Şunları anlatır, şunları aşılarlardı ailelerimiz ve öğretmenlerimiz bizlere.

•Büyüklerinizle konuşurken “efendimle biten” tümceler kurmayı alışkanlık haline getirin.

•Tanımadığınız bay ya da bayanlara hitabınız “beyefendi / hanımefendi” şekline olmalıdır. Tanımadığınız kişilere  karşı “amca, dayı, abla” gibi seslenme sözcüklerini kullanmayın.

•Üzerinizde ceket, karşınızda da saygın bir kişi ya da bir büyüğünüz varsa; ceketinizin en az bir düğmesini ilikleyerek konuşmak sizi yüceltir.

•Konuşurken gereksiz konulara girmeyin. Asıl konuyu anlaşılır şekilde anlatmaya çalışın. [W1]

•Okul arkadaşlıklarınızın değerleri bilin ve birbirinizi sevin. Arkadaşlık ve dostluklarınızı sonsuza dek sürdürün.

•Çevrenizi koruyun, kollayın. Kirletmeyin, kirletilmesine izin vermeyin…

•Toplu yaşam bir kültürdür.

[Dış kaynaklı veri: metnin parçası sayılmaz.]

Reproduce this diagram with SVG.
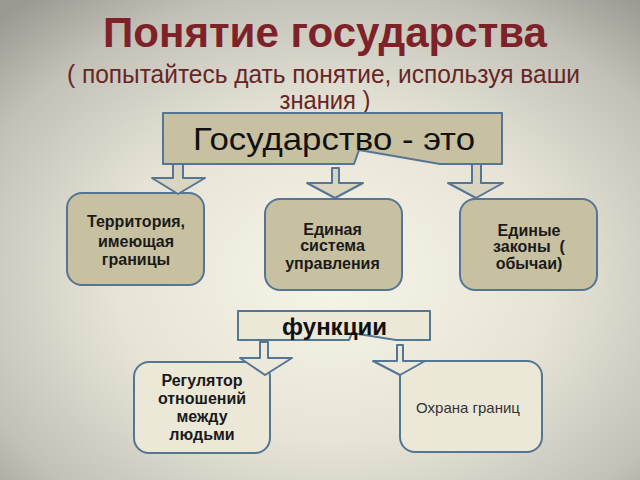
<svg xmlns="http://www.w3.org/2000/svg" width="640" height="480" viewBox="0 0 640 480">
<defs>
<radialGradient id="bg" cx="52%" cy="58%" r="75%">
<stop offset="0" stop-color="#f6f4e8"/>
<stop offset="0.45" stop-color="#e7e4d7"/>
<stop offset="0.8" stop-color="#c3c0b7"/>
<stop offset="1" stop-color="#9c9992"/>
</radialGradient>
<style>
.sh{stroke:#557594;stroke-width:2;stroke-linejoin:round}
.kh{fill:#c8c1a1}
.lt{fill:#ebe8d8}
.ar1{fill:#d9d5c0}
.ar2{fill:#ece9db}
.t{font-family:"Liberation Sans",Arial,sans-serif;fill:#1a1a1a;text-anchor:middle}
.b{font-weight:bold;font-size:16px}
</style>
</defs>
<rect width="640" height="480" fill="url(#bg)"/>
<g id="title">
<text x="103" y="47" textLength="444" lengthAdjust="spacingAndGlyphs" style="font-family:'Liberation Sans',Arial,sans-serif;font-weight:bold;font-size:42px;fill:#7d2228">Понятие государства</text>
<text x="67" y="83" textLength="513" lengthAdjust="spacingAndGlyphs" style="font-family:'Liberation Sans',Arial,sans-serif;font-size:25px;fill:#662626">( попытайтесь дать понятие, используя ваши</text>
<text x="325" y="109" textLength="91" lengthAdjust="spacingAndGlyphs" style="font-family:'Liberation Sans',Arial,sans-serif;font-size:25px;fill:#662626;text-anchor:middle">знания )</text>
</g>
<g id="node-state">
<polygon class="sh kh" points="163,113 502,113 502,164 440,164 359,150 354,164 163,164"/>
<text x="193" y="150" textLength="282" lengthAdjust="spacingAndGlyphs" style="font-family:'Liberation Sans',Arial,sans-serif;font-size:32px;fill:#111">Государство - это</text>
</g>
<g id="node-territory">
<rect class="sh kh" x="67" y="193" width="137" height="92" rx="15"/>
<text class="t b" x="136" y="227">Территория,</text>
<text class="t b" x="136" y="246.5">имеющая</text>
<text class="t b" x="136" y="265">границы</text>
</g>
<g id="node-government">
<rect class="sh kh" x="265" y="199" width="137" height="91" rx="15"/>
<text class="t b" x="332.5" y="235">Единая</text>
<text class="t b" x="332.5" y="251">система</text>
<text class="t b" x="332.5" y="268.5">управления</text>
</g>
<g id="node-laws">
<rect class="sh kh" x="460" y="199" width="137" height="91" rx="15"/>
<text class="t b" x="529" y="236">Единые</text>
<text class="t b" x="529" y="252" xml:space="preserve">законы  (</text>
<text class="t b" x="529" y="268.5">обычаи)</text>
</g>
<g id="node-functions">
<polygon class="sh lt" points="238,311 430,311 430,340 396,340 352,333 349,340 238,340"/>
<text x="334.5" y="335" style="font-family:'Liberation Sans',Arial,sans-serif;font-weight:bold;font-size:24px;fill:#111;text-anchor:middle">функции</text>
</g>
<g id="node-regulator">
<rect class="sh lt" x="134" y="362" width="136" height="91" rx="15"/>
<text class="t b" x="202" y="386">Регулятор</text>
<text class="t b" x="202" y="404">отношений</text>
<text class="t b" x="202" y="422">между</text>
<text class="t b" x="202" y="440">людьми</text>
</g>
<g id="node-borders">
<rect class="sh lt" x="400" y="361" width="142" height="91" rx="15"/>
<text x="468" y="413" style="font-family:'Liberation Sans',Arial,sans-serif;font-size:15px;fill:#333;text-anchor:middle">Охрана границ</text>
</g>
<g id="connectors">
<polygon class="sh ar1" points="173,164 183,164 183,178 205,178 178,194 152,178 173,178"/>
<polygon class="sh ar1" points="332,168 339,168 339,183 363,183 335,198 307,183 332,183"/>
<polygon class="sh ar1" points="472,164 481,164 481,183 503,183 476,198 448,183 472,183"/>
<polygon class="sh ar2" points="260,342 268,342 268,358 292,358 265,375 240,358 260,358"/>
<polygon class="sh ar2" points="397,345 403,345 403,361 425,361 400,375 373,361 397,361"/>
</g>
</svg>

Oturduğunuz apartmanlarda toplu yaşam kurallarına ve disiplinine uyun. Toplu yaşamın gereklerini yerine getirin.

•Farklı görüşlere saygı gösterin. Unutmayın, birilerine 6 görünen, size 9 görünebilir.

•İnsanların konuşmasını asla bölmeyin. Konuşmalarına izin verin. Dediklerinin hepsini duyun…

•Bir arkadaşınız sizin için bir ödeme yaptıysa, bir dahaki sefere ödemeyi siz yapın.

•Ödünç aldığınız parayı, diğer kişi size ödünç verdiğini hatırlamadan önce iade edin. Bu sizin dürüstlüğünüzü ve karakterinizi gösterir. Aynı şey para haricindeki diğer şeyler için de geçerlidir.

•Biri size yardım ederken mutlaka "teşekkür ederim" deyin.

•Arkadaşlarınızı kamuoyu önünde övün. Eleştirinizi baş başayken yaparsınız…

•Arkanızdan gelen kişi için daima kapıyı açın. Erkek ya da kız, yaşlı ya da genç olması fark etmez. Toplum içinde birine iyi davranmak sizi küçültmez.

•Sizden istenene kadar asla tavsiye vermeyin.

•Kimseye gereği yokken yaşını ve maaşını sormayın. Bilmenizi isterlerse, bunu zaten söylerler.

… …

Ve dahası…

*    *    *

Sözün özü biz adamlığı, iyi insan olmayı, toplu yaşam kültürünü, çevreciliği dönemimiz öğretmenlerinden öğrendik.

Şimdiki öğretmenler bu misyonu yerine getiriyor mu?